Tipps für Besucher eines Alpaufzugs
Wer zum ersten Mal einen Alpaufzug besucht, sollte Folgendes beachten:
- Frühzeitig informieren, ob und wann der Zug stattfindet (meist wetterabhängig).
- Am Strassenrand oder auf Wanderwegen genügend Abstand zu Tieren und Menschen halten.
- Die Tiere nicht anfassen und nicht versuchen, Selfies mit ihnen zu machen.
- Respekt zeigen: Der Alpaufzug ist keine Show, sondern echte Arbeit.
- Wanderschuhe und wetterfeste Kleidung sind empfehlenswert.
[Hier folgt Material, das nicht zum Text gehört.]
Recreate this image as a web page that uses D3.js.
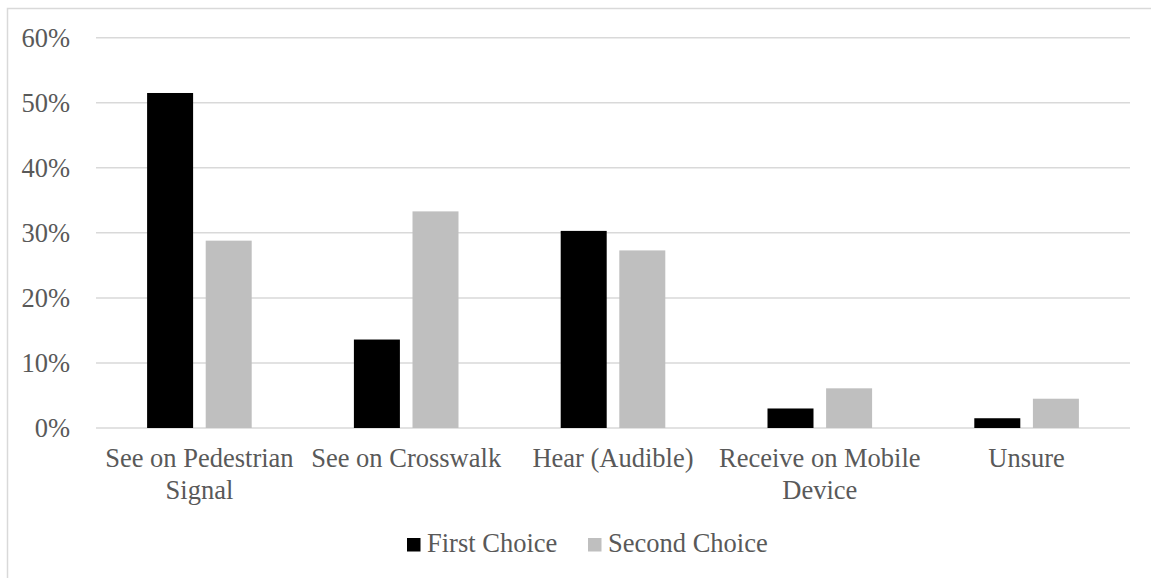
<!DOCTYPE html>
<html>
<head>
<meta charset="utf-8">
<script src="https://cdn.jsdelivr.net/npm/d3@7"></script>
<style>
  body { margin: 0; background: #fff; }
  svg { display: block; font-family: "Liberation Serif", "Times New Roman", serif; }
</style>
</head>
<body>
<svg id="chart" width="1151" height="578"></svg>
<script>
var categories = [["See on Pedestrian", "Signal"], ["See on Crosswalk"], ["Hear (Audible)"], ["Receive on Mobile", "Device"], ["Unsure"]];
var seriesNames = ["First Choice", "Second Choice"];
var firstChoice = [0.515, 0.136, 0.303, 0.030, 0.015];
var secondChoice = [0.288, 0.333, 0.273, 0.061, 0.045];
var yTicks = [0, 0.1, 0.2, 0.3, 0.4, 0.5, 0.6];
var seriesColors = ["#000000", "#bfbfbf"];

var svg = d3.select("#chart");
var textColor = "#595959";
var fontSize = "26.5px";

// chart border (runs off the right and bottom edge)
svg.append("path")
    .attr("d", "M7.5,578 L7.5,8.5 L1151,8.5")
    .style("fill", "none")
    .style("stroke", "#d9d9d9")
    .style("stroke-width", 1.5);

var plotLeft = 96, plotRight = 1130, plotTop = 37.7, plotBottom = 428;

var y = d3.scaleLinear().domain([0, 0.6]).range([plotBottom, plotTop]);
var x0 = d3.scaleBand().domain(d3.range(categories.length)).range([plotLeft, plotRight]);
var x1 = d3.scaleBand().domain(d3.range(seriesNames.length))
    .range([0, x0.bandwidth()])
    .paddingInner(0.215)
    .paddingOuter(0.872);

// gridlines
svg.append("g")
    .selectAll("line")
    .data(yTicks)
    .enter()
    .append("line")
    .attr("x1", plotLeft)
    .attr("x2", plotRight)
    .attr("y1", function (d) { return y(d) })
    .attr("y2", function (d) { return y(d) })
    .style("stroke", "#d9d9d9")
    .style("stroke-width", 1.5);

// y tick labels
svg.append("g")
    .selectAll("text")
    .data(yTicks)
    .enter()
    .append("text")
    .attr("x", 70)
    .attr("y", function (d) { return y(d) + 9 })
    .attr("text-anchor", "end")
    .style("font-size", fontSize)
    .style("fill", textColor)
    .text(d3.format(".0%"));

// bars
var values = [firstChoice, secondChoice];
values.forEach(function (vals, s) {
    svg.append("g")
        .selectAll("rect")
        .data(vals)
        .enter()
        .append("rect")
        .attr("x", function (d, i) { return x0(i) + x1(s) })
        .attr("width", x1.bandwidth())
        .attr("y", function (d) { return y(d) })
        .attr("height", function (d) { return plotBottom - y(d) })
        .style("fill", seriesColors[s]);
});

// category labels
var catLabels = svg.append("g")
    .selectAll("text")
    .data(categories)
    .enter()
    .append("text")
    .attr("text-anchor", "middle")
    .style("font-size", fontSize)
    .style("fill", textColor);
catLabels.selectAll("tspan")
    .data(function (d, i) { return d.map(function (t) { return { t: t, i: i } }) })
    .enter()
    .append("tspan")
    .attr("x", function (d) { return x0(d.i) + x0.bandwidth() / 2 })
    .attr("y", function (d, j) { return 467 + j * 31.5 })
    .text(function (d) { return d.t });

// legend
var legendX = [407, 588];
var legend = svg.append("g")
    .selectAll("g")
    .data(seriesNames)
    .enter()
    .append("g");
legend.append("rect")
    .attr("x", function (d, i) { return legendX[i] })
    .attr("y", 538)
    .attr("width", 13.5)
    .attr("height", 13.5)
    .style("fill", function (d, i) { return seriesColors[i] });
legend.append("text")
    .attr("x", function (d, i) { return legendX[i] + 20 })
    .attr("y", 552)
    .style("font-size", fontSize)
    .style("fill", textColor)
    .text(function (d) { return d });
</script>
</body>
</html>
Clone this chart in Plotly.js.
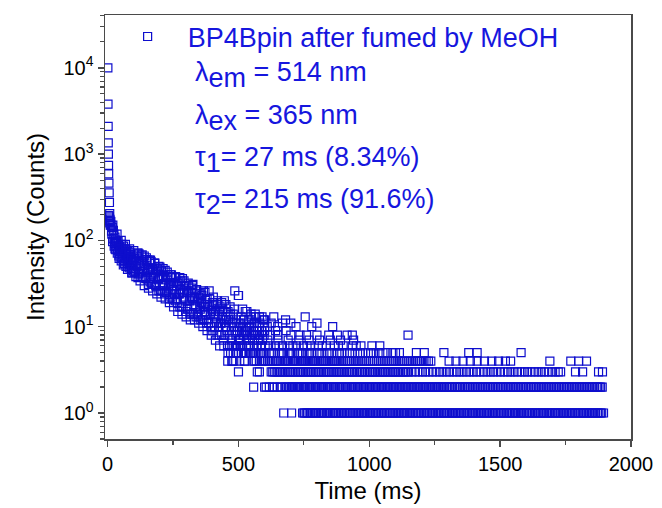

- Kamera nicht vergessen – aber bitte diskret fotografieren und keinesfalls den Tieren im Weg stehen.
- Viele Familien verkaufen Käse und andere Alpprodukte direkt vor Ort – eine schöne Gelegenheit für ein Mitbringsel.
Fazit: Der Alpaufzug in der Zentralschweiz ist eine wunderbare Möglichkeit, ländliche Kultur authentisch zu erleben. Er zeigt eindrücklich, wie Mensch, Tier und Natur verbunden sind und wie wichtig die Bewahrung solch einzigartiger Bräuche für die regionale Identität ist.